The Strad Issue: April 2016
Description: Historic recordings by a pioneer of the viola on record
Musicians: William Primrose (viola) Jascha Heifetz (violin) New Symphony Orchestra/Tibor Serly; Boston Symphony Orchestra/Charles Münch; RCA Victor Symphony Orchestra/Izler Solomon; Philharmonia Orchestra/William Walton
Composer: Bartók; Berlioz; Mozart; Walton

William Primrose was the first violist to build a significant discography with orchestra. Of his three ‘official’ Mozart sinfonie concertanti, the best is with Spalding, the slowest with Stern, the fastest this one with Heifetz. It feels pushed even before the soloists enter; and although everyone plays well in a mechanical sense, Mozartian grace is absent.
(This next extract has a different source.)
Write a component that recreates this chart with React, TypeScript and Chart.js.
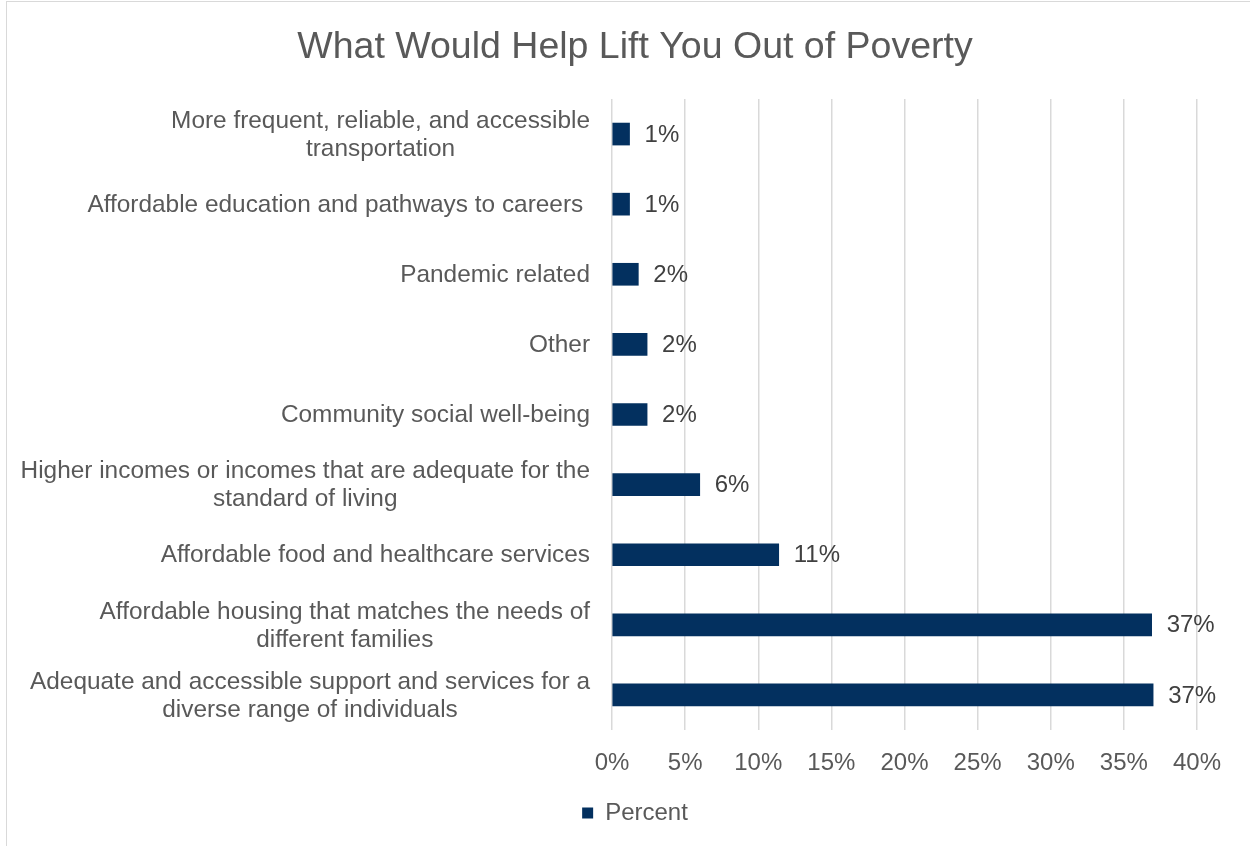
import React, { useEffect, useRef } from "react";
import { Chart, registerables } from "chart.js";

Chart.register(...registerables);

const chartTitle = "What Would Help Lift You Out of Poverty";
const seriesName = "Percent";
const categories: string[][] = [
  ["More frequent, reliable, and accessible", "transportation"],
  ["Affordable education and pathways to careers "],
  ["Pandemic related"],
  ["Other"],
  ["Community social well-being"],
  ["Higher incomes or incomes that are adequate for the", "standard of living"],
  ["Affordable food and healthcare services"],
  ["Affordable housing that matches the needs of", "different families"],
  ["Adequate and accessible support and services for a", "diverse range of individuals"],
];
const values: number[] = [1.2, 1.2, 1.8, 2.4, 2.4, 6.0, 11.4, 36.9, 37.0];
const valueLabels: string[] = ["1%", "1%", "2%", "2%", "2%", "6%", "11%", "37%", "37%"];
const xTicks: number[] = [0, 5, 10, 15, 20, 25, 30, 35, 40];

const FONT = "'Liberation Sans', Arial, Helvetica, sans-serif";
const BAR_COLOR = "#03305f";
const TEXT_COLOR = "#595959";
const GRID_COLOR = "#d9d9d9";

export default function App() {
  const ref = useRef<HTMLCanvasElement | null>(null);
  useEffect(() => {
    if (!ref.current) return;
    Chart.defaults.font.family = FONT;
    const labelPlugin = {
      id: "customLabels",
      afterDatasetsDraw(chart: any) {
        const ctx = chart.ctx;
        const meta = chart.getDatasetMeta(0);
        ctx.save();
        ctx.font = `24px ${FONT}`;
        ctx.fillStyle = "#404040";
        ctx.textAlign = "left";
        ctx.textBaseline = "middle";
        meta.data.forEach((el: any, i: number) => {
          ctx.fillText(valueLabels[i], el.x + 15, el.y + 1);
        });
        // category labels
        ctx.font = `24.4px ${FONT}`;
        const yScale = chart.scales.y;
        ctx.fillStyle = TEXT_COLOR;
        const right = chart.chartArea.left - 22;
        categories.forEach((lines, i) => {
          const yc = yScale.getPixelForValue(i);
          const maxW = Math.max(...lines.map((l) => ctx.measureText(l).width));
          const cx = right - maxW / 2;
          lines.forEach((l, j) => {
            ctx.textAlign = lines.length > 1 ? "center" : "right";
            const x = lines.length > 1 ? cx : right;
            ctx.fillText(l, x, yc + (j - (lines.length - 1) / 2) * 28 + 1);
          });
        });
        ctx.restore();
      },
    };
    const chart = new Chart(ref.current, {
      type: "bar",
      data: {
        labels: categories.map((c) => c.join(" ")),
        datasets: [
          {
            label: seriesName,
            data: values,
            backgroundColor: BAR_COLOR,
            borderWidth: 0,
            barThickness: 22,
          },
        ],
      },
      options: {
        indexAxis: "y",
        animation: false,
        responsive: false,
        maintainAspectRatio: false,
        layout: { padding: { left: 73, right: 53, top: 0, bottom: 11 } },
        plugins: {
          title: {
            display: true,
            text: chartTitle,
            color: TEXT_COLOR,
            font: { size: 37.5, weight: "normal", family: FONT },
            padding: { top: 25, bottom: 29 },
          },
          legend: {
            display: true,
            position: "bottom",
            labels: {
              boxWidth: 11,
              boxHeight: 11,
              color: TEXT_COLOR,
              font: { size: 24, family: FONT },
              padding: 21,
            },
          },
          tooltip: { enabled: false },
        },
        scales: {
          x: {
            min: 0,
            max: 40,
            afterBuildTicks(scale: any) {
              scale.ticks = xTicks.map((v) => ({ value: v }));
            },
            ticks: {
              color: TEXT_COLOR,
              font: { size: 24, family: FONT },
              padding: 19,
              callback: (v: any) => `${v}%`,
            },
            grid: { color: GRID_COLOR, lineWidth: 1.5, drawTicks: false },
            border: { display: false },
            afterFit(scale: any) {
              scale.height = 50;
            },
          },
          y: {
            ticks: { display: false },
            grid: { display: false },
            border: { display: false },
            afterFit(scale: any) {
              scale.width = 539;
            },
          },
        },
      },
      plugins: [labelPlugin],
    });
    return () => chart.destroy();
  }, []);
  return (
    <div>
      <div
        style={{
          position: "fixed",
          left: 6,
          top: 1,
          width: 1400,
          height: 1000,
          border: "1px solid #d9d9d9",
          boxSizing: "border-box",
        }}
      />
      <canvas
        ref={ref}
        width={1250}
        height={846}
        style={{ position: "fixed", left: 0, top: 0, width: 1250, height: 846 }}
      />
    </div>
  );
}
They glide through the Andante in under nine minutes, whereas Kogan père et fils get it right, in ten.

The 1951 Bartók, historic in every way, still holds up well, although the New SO is slightly recessed in Kingsway Hall. Primrose produces great depth of tone and combines well with Serly in a fearsome finale. The sample from his final Harold is beautifully played by him and the BSO soloists.

Although the 1946 Walton from Abbey Road did not improve on Frederick Riddle’s 1937 benchmark version, on its own terms it is fine. Primrose phrases stiffly at the start but quickly settles down, emitting glorious sounds. The central Vivo is really virtuosic, with bowing that is ‘con molto preciso’, as Walton demands. The finale is rhythmically perky, Primrose blooms in lyrical passages, his double-stopping is a model and Walton seems to enjoy conducting the fledgling Philharmonia.